Do the following two joins operate in the same way in AWS Redshift in terms of performance?
Join 1
Select col_a, col_b
from table_1
inner join table_2 on table_1.key1 = table_2.key2
where table_2.col_b = 'Y';
Join 2
Select col_a, col_b
from table_1
inner join table_2 on table_1.key1 = table_2.key2 and table_2.col_b = 'Y';
CodePudding user response:
They should and for a query this simple I hope so. However, Redshift uses several query optimizers depending on the situation and each has its own strengths so in some (complex) circumstances I can see things diverging.

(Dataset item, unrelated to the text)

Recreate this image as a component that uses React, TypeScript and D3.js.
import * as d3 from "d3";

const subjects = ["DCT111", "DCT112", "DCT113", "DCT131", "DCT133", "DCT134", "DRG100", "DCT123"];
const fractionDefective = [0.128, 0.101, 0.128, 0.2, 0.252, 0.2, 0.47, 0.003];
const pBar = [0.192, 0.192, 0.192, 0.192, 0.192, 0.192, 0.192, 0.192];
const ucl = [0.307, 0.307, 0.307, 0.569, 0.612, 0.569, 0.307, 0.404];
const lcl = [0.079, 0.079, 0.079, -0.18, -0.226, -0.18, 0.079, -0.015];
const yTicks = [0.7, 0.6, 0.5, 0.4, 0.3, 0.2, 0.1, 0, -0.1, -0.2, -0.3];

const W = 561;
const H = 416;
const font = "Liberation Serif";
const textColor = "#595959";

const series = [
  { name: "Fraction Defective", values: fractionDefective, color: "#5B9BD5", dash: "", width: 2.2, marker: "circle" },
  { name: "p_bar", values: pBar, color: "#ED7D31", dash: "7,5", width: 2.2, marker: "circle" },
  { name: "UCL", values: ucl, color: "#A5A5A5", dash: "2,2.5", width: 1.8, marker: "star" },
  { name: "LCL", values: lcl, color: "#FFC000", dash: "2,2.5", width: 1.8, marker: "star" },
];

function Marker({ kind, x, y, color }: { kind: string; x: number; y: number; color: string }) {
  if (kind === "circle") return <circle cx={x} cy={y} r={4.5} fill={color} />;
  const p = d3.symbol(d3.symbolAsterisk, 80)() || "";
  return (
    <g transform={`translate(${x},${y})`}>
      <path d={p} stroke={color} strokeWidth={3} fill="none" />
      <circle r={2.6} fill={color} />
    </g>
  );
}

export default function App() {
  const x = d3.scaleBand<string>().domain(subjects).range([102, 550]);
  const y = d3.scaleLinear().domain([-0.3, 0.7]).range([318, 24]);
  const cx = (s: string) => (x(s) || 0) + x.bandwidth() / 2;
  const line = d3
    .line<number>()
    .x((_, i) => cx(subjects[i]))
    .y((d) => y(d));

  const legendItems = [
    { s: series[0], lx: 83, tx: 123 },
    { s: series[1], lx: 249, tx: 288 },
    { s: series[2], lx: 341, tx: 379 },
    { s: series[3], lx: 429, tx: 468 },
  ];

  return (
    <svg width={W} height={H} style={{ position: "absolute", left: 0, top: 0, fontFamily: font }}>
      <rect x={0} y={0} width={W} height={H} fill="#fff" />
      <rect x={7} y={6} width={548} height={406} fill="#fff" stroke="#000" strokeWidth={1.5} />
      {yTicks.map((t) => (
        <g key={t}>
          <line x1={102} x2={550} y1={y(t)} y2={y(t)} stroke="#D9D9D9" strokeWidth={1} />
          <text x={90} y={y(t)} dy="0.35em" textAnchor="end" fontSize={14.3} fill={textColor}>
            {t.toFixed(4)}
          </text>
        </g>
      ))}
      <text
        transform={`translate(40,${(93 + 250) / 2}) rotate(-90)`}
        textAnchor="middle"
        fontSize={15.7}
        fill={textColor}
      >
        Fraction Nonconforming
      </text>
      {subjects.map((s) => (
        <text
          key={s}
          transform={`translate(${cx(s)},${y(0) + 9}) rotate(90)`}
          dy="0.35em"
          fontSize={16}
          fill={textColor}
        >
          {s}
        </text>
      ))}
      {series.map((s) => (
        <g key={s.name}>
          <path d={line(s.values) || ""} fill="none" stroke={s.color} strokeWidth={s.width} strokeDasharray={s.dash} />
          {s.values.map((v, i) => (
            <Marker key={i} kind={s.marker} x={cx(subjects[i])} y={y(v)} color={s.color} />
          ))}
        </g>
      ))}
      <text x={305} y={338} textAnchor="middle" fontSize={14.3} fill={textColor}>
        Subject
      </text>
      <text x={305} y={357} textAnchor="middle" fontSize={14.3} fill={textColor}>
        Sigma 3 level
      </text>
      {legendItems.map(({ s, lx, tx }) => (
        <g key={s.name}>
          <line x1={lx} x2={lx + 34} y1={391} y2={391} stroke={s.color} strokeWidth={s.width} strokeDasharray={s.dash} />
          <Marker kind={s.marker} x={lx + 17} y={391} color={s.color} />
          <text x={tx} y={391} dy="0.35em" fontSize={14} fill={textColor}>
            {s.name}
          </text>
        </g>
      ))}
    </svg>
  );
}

The biggest performance gain is for "table_2.col_b = 'Y'" to be used as an "range restricting scan" criteria. This is when Redshift uses a WHERE statement to make block metadata comparisons to limit the amount of table data scanned. This simple comparison of a column to a constant in the ON clause SHOULD be recognized by the optimizer as a WHERE clause and used for restricted scanning. You can look for this in the STL_SCAN system table for the query as there is column called "is_rrscan" that indicates that a restricted scan was used. The table metadata needs to be up to date as well so make sure ANALYZE has been run.
In general it is a good idea to put joining clauses in the ON clause (not in the WHERE) and WHERE clauses not in the ON. This improves readability and stops you from being at the mercy of the optimizer's whims.